**Your goal:** Emit a verbatim copy of the lines below from the line with "Rebuild this chart" through the line with "blh_hours = [0.5, 3.5, 6.5, 9.5, 12.5, 15.5, 18.5, 21.5]", excluding pictures and everything outside that range.

Rows from a dataset of charts and code:

****************

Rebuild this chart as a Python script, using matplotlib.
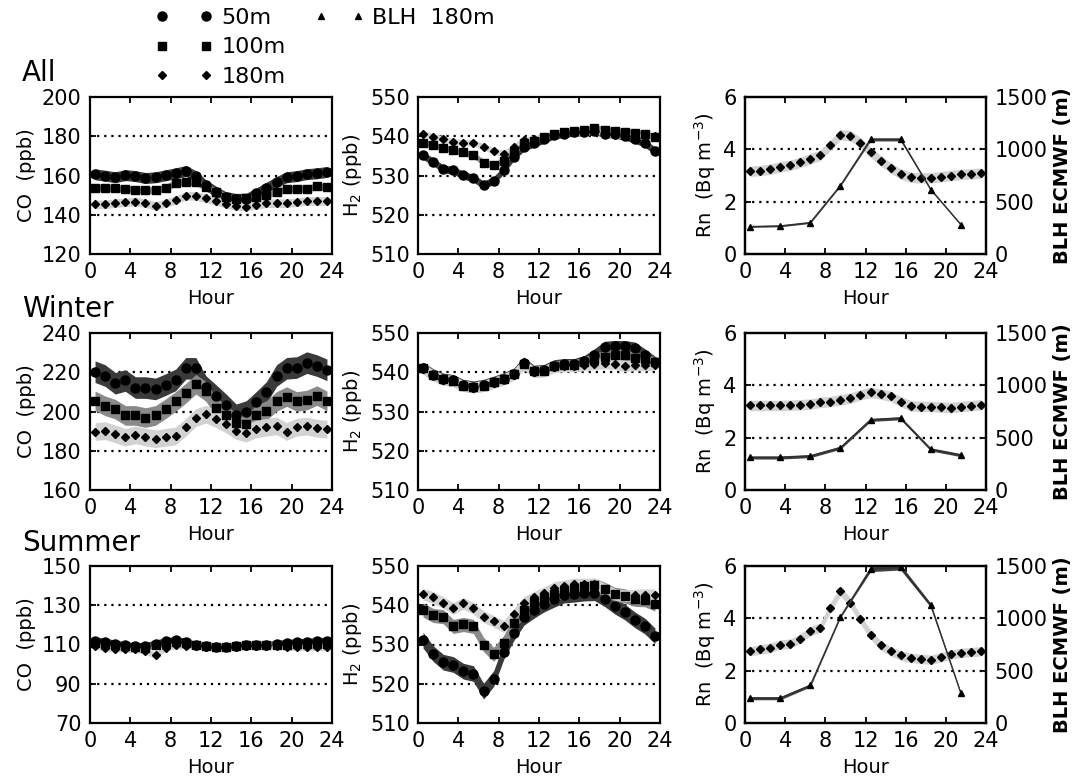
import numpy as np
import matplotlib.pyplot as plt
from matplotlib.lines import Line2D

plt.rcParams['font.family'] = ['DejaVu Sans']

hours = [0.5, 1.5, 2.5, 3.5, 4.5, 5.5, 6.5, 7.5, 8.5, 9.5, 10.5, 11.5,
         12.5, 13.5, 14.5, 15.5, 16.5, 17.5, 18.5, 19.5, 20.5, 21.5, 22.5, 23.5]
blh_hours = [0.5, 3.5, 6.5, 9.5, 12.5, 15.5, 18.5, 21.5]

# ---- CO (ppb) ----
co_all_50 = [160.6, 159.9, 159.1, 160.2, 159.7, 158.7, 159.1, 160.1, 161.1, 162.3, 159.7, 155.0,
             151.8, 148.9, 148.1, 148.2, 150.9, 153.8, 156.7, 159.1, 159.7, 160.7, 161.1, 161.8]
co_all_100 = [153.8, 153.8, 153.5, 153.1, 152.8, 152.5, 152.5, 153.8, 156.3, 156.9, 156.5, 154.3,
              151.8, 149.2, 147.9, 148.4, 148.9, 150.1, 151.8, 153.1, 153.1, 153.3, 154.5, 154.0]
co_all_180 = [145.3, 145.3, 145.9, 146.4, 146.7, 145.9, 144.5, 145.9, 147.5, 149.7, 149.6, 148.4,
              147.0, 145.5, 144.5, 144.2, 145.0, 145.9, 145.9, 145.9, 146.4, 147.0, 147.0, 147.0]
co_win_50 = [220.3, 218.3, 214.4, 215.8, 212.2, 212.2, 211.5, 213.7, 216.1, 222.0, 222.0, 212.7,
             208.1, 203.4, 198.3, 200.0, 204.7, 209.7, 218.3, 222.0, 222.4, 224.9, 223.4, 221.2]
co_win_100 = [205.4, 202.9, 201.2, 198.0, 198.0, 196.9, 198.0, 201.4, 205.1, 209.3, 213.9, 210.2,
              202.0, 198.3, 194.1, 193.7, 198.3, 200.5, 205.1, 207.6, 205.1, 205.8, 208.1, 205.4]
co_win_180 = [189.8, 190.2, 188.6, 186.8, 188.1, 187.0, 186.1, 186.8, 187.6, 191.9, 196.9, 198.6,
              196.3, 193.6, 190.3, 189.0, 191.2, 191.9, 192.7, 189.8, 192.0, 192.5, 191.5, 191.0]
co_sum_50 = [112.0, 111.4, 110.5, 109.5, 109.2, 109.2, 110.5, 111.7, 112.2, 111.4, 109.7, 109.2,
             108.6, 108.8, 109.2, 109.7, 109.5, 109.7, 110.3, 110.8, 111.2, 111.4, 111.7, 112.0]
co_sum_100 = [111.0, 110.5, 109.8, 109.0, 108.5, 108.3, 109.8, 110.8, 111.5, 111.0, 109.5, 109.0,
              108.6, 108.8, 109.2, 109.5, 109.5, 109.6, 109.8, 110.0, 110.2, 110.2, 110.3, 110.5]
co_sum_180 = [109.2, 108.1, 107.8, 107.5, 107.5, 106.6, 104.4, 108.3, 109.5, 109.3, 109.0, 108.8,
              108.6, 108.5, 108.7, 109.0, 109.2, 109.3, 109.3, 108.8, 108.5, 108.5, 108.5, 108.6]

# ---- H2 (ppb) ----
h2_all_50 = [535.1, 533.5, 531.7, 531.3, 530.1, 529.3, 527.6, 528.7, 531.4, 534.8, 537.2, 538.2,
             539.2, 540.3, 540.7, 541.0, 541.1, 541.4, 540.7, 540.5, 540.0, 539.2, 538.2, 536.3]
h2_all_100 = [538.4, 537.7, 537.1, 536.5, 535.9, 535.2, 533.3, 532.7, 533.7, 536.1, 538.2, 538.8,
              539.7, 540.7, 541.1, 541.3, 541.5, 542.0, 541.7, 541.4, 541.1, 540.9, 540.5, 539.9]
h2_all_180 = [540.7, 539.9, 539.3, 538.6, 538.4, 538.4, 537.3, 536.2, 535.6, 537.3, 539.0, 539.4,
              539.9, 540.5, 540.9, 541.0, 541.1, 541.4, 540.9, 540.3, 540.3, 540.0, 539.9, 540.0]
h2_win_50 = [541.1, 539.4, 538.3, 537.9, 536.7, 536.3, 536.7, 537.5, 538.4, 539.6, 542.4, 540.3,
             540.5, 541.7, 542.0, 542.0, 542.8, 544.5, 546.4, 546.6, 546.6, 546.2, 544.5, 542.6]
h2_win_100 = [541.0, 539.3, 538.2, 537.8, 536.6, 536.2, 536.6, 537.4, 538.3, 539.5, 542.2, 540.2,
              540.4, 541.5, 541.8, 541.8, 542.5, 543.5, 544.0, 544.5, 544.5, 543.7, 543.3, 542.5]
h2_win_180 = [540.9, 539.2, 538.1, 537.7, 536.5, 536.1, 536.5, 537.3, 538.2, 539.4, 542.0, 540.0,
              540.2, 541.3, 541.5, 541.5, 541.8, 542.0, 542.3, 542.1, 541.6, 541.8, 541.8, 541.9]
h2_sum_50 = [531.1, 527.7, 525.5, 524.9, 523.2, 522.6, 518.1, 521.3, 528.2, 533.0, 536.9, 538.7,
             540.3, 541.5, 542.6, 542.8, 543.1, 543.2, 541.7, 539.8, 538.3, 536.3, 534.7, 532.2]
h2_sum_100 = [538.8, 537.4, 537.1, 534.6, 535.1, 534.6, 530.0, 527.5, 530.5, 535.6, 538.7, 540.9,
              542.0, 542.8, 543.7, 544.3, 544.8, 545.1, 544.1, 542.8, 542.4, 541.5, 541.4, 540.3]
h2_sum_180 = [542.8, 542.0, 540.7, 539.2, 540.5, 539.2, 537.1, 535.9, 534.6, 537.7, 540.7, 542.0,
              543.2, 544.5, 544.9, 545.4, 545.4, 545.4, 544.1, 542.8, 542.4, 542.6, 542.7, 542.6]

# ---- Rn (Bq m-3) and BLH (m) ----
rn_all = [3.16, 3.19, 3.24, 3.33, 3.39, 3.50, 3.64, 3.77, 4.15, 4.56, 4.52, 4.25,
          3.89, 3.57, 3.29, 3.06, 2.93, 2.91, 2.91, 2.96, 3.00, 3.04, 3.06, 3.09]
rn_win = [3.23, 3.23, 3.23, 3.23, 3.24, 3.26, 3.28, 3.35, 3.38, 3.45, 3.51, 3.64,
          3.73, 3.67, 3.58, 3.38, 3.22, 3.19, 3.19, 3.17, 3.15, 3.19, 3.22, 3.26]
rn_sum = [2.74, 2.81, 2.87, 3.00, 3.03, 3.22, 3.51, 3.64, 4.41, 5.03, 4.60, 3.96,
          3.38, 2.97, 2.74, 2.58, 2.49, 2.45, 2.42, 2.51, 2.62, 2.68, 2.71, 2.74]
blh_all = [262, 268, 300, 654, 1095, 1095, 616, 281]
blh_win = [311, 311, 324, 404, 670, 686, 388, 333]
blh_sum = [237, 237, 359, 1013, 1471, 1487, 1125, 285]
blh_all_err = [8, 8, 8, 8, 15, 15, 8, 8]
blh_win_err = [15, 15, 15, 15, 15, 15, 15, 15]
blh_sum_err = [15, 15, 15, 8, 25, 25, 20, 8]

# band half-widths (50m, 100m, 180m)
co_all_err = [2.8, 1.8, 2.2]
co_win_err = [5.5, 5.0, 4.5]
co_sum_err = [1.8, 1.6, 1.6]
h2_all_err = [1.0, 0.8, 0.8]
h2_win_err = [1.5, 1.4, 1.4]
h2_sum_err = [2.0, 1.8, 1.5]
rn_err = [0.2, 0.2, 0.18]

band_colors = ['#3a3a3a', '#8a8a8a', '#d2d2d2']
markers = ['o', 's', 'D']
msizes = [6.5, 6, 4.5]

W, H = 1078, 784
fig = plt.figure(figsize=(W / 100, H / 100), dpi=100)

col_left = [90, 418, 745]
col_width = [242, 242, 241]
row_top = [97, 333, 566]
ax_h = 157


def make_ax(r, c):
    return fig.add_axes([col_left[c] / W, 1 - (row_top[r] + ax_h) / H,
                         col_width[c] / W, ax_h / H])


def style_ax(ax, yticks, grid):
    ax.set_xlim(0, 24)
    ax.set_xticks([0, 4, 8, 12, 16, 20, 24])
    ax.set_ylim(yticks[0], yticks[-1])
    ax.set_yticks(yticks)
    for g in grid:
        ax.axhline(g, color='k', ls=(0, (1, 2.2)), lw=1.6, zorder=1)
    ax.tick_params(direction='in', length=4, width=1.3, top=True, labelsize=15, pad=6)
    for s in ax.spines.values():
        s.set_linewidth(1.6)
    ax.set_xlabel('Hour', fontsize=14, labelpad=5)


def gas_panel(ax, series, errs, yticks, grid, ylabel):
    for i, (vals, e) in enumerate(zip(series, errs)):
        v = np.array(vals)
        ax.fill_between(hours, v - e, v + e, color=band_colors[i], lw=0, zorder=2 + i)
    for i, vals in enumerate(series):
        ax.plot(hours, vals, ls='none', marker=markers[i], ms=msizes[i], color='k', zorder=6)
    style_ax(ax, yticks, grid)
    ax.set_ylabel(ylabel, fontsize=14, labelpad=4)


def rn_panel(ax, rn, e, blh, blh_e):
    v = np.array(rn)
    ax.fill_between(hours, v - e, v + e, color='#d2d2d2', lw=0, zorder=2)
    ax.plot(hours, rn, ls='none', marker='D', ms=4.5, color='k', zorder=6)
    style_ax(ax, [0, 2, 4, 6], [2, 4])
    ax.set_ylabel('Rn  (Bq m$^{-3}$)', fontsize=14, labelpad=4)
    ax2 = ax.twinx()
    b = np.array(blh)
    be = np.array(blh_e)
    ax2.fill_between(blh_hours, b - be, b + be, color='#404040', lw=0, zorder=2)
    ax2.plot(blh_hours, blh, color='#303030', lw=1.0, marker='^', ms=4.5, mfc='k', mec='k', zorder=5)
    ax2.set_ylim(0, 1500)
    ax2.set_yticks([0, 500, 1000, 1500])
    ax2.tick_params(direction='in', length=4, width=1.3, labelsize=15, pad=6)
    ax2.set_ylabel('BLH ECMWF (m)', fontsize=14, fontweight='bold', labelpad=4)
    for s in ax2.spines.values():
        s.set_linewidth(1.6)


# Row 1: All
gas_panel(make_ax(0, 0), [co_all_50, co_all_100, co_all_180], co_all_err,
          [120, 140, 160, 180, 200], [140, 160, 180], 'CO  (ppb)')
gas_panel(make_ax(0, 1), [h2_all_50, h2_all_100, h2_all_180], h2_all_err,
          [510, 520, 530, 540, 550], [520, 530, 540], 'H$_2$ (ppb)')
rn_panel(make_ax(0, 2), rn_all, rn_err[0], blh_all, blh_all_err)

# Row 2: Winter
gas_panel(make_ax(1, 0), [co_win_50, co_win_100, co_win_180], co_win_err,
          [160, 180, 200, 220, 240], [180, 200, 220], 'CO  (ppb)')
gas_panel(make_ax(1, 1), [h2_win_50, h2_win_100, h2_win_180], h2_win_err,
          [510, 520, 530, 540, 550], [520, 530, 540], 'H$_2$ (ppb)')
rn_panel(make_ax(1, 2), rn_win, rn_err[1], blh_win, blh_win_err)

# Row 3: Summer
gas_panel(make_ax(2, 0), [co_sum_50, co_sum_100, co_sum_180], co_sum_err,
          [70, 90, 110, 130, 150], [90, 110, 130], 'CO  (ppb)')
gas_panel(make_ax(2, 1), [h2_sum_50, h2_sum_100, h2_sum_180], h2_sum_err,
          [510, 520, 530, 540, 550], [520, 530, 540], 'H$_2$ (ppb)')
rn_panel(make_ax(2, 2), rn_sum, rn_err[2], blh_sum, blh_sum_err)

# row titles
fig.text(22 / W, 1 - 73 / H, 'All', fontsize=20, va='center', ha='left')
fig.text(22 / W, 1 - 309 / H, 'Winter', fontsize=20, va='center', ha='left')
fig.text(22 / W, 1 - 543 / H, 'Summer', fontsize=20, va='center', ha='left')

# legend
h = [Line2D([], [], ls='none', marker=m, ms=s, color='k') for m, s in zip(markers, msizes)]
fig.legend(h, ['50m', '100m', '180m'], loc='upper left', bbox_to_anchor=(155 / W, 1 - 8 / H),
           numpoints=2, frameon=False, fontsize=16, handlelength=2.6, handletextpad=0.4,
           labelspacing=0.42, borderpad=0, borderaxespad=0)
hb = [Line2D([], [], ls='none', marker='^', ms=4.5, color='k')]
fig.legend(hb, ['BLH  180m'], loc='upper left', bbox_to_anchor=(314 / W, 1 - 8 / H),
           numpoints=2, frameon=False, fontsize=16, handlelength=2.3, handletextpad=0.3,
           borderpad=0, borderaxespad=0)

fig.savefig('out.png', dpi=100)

****************

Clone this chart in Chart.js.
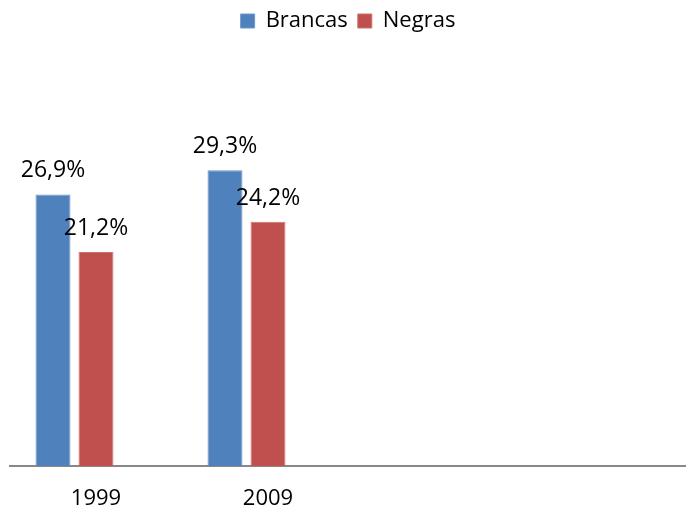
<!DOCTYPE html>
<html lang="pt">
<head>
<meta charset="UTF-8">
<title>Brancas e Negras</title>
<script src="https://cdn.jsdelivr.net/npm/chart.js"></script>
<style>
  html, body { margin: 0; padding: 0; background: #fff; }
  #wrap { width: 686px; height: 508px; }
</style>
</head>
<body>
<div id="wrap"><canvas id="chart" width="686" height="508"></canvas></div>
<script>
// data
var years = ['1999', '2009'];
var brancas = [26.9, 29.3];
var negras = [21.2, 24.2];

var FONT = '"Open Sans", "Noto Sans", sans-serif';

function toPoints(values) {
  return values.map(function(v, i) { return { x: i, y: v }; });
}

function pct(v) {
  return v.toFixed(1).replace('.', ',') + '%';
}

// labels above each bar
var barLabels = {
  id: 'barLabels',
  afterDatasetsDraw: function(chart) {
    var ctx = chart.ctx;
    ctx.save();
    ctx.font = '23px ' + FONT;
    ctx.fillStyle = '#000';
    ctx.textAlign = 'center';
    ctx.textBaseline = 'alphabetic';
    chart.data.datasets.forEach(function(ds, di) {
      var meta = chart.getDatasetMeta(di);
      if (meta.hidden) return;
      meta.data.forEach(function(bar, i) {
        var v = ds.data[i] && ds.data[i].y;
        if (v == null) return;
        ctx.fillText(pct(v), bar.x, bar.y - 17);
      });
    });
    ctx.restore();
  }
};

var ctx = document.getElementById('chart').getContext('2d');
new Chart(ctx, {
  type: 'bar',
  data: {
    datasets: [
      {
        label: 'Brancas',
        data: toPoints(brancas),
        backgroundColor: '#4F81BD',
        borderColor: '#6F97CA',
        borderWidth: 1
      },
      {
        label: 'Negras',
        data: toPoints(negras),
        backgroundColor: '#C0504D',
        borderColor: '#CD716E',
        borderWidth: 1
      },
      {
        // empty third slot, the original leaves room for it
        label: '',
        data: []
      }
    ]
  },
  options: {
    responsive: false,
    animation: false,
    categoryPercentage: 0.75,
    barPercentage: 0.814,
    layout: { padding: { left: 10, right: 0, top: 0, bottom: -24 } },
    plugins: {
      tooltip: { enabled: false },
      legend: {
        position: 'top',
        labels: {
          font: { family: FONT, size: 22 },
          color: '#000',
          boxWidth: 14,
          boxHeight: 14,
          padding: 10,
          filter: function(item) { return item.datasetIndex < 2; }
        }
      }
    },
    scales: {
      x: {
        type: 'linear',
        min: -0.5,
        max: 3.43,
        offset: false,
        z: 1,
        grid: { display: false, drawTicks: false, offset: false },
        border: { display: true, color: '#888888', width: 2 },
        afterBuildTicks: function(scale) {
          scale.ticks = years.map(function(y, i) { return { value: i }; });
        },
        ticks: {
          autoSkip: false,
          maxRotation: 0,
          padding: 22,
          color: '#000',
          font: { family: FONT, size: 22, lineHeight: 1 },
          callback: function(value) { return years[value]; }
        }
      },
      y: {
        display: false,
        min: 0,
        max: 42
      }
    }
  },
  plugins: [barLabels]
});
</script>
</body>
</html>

****************

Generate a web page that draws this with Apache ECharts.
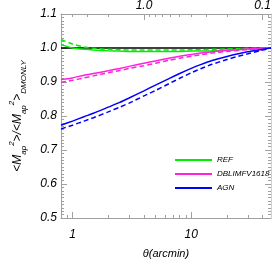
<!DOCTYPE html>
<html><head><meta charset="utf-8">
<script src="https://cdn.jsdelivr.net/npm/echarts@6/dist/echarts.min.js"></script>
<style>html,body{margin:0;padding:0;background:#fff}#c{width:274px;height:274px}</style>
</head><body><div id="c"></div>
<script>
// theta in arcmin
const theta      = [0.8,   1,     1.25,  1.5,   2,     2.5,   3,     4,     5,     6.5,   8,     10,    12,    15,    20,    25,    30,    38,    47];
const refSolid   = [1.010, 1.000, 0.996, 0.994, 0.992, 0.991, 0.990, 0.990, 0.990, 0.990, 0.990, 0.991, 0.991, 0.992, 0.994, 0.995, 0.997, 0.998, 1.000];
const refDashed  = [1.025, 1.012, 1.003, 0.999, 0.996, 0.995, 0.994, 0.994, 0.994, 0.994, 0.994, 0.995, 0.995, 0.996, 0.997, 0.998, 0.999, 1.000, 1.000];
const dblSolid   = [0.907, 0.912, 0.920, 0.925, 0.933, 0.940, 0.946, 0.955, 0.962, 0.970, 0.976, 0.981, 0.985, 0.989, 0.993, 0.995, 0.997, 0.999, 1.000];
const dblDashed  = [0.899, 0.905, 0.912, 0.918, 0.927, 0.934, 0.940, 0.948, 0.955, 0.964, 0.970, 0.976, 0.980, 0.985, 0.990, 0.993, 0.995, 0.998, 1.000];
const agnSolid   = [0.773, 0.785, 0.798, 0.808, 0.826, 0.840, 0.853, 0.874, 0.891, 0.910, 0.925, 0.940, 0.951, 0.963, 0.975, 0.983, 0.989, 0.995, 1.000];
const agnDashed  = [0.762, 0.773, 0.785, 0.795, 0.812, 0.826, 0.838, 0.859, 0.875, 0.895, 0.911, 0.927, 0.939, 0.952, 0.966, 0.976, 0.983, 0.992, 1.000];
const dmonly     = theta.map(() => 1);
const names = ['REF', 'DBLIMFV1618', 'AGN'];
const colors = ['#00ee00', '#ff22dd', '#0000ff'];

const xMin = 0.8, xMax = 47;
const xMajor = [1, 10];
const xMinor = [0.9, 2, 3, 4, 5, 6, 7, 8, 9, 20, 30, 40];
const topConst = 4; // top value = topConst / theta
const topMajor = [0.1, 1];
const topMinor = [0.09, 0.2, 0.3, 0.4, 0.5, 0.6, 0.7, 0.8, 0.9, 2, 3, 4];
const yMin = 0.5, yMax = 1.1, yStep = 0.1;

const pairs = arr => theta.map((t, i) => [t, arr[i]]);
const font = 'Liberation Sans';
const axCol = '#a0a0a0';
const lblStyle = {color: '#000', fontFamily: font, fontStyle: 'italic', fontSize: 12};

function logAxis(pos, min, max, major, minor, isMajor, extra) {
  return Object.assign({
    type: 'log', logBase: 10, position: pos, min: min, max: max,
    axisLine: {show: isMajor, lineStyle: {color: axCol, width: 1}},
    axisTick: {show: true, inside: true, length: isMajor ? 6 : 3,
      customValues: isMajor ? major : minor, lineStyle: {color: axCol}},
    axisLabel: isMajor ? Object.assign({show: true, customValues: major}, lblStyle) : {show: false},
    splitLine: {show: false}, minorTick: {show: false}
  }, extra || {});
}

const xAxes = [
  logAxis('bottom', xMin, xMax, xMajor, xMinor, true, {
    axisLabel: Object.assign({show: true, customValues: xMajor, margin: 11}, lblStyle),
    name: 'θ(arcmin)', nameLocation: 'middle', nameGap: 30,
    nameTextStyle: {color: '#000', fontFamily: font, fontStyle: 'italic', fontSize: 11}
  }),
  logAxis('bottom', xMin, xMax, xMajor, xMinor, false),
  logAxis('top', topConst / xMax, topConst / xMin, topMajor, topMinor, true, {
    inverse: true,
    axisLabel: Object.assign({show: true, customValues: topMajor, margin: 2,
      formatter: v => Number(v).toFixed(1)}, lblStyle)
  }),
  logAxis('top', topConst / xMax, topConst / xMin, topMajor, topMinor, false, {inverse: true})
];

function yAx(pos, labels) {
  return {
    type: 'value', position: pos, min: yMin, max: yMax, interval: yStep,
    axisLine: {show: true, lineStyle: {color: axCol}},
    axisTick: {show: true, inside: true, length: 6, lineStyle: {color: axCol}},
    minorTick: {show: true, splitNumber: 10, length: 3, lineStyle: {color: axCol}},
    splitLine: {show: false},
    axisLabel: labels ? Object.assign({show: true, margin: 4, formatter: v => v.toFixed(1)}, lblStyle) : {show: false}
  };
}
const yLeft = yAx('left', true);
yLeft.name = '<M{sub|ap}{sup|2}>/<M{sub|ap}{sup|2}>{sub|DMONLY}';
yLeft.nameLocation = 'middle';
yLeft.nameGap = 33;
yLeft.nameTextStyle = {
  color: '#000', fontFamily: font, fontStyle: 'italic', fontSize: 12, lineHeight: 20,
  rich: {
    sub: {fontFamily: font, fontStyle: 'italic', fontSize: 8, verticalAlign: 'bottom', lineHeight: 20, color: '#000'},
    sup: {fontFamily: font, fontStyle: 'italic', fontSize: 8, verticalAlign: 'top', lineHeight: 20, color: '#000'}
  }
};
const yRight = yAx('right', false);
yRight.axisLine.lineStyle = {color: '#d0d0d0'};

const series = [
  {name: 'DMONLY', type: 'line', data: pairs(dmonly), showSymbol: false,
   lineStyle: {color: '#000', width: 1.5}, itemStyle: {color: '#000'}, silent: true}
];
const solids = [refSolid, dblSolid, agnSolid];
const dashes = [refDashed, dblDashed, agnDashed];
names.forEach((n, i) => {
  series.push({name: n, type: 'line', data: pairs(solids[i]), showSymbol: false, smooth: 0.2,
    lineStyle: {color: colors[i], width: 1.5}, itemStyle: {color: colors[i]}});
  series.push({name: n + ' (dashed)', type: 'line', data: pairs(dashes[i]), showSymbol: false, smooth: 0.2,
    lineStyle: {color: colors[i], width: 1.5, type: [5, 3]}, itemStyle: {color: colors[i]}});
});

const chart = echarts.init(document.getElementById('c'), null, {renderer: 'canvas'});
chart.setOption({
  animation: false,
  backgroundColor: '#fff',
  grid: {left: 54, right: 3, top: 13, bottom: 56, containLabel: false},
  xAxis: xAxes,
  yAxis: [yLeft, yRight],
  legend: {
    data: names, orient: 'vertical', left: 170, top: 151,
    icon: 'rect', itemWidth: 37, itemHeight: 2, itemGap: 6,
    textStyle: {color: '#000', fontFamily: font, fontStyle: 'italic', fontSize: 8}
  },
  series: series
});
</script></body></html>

****************

**Response to this exercise:**
Rebuild this chart as a Python script, using matplotlib.
import numpy as np
import matplotlib.pyplot as plt
from matplotlib.lines import Line2D

plt.rcParams['font.family'] = ['DejaVu Sans']

hours = [0.5, 1.5, 2.5, 3.5, 4.5, 5.5, 6.5, 7.5, 8.5, 9.5, 10.5, 11.5,
         12.5, 13.5, 14.5, 15.5, 16.5, 17.5, 18.5, 19.5, 20.5, 21.5, 22.5, 23.5]
blh_hours = [0.5, 3.5, 6.5, 9.5, 12.5, 15.5, 18.5, 21.5]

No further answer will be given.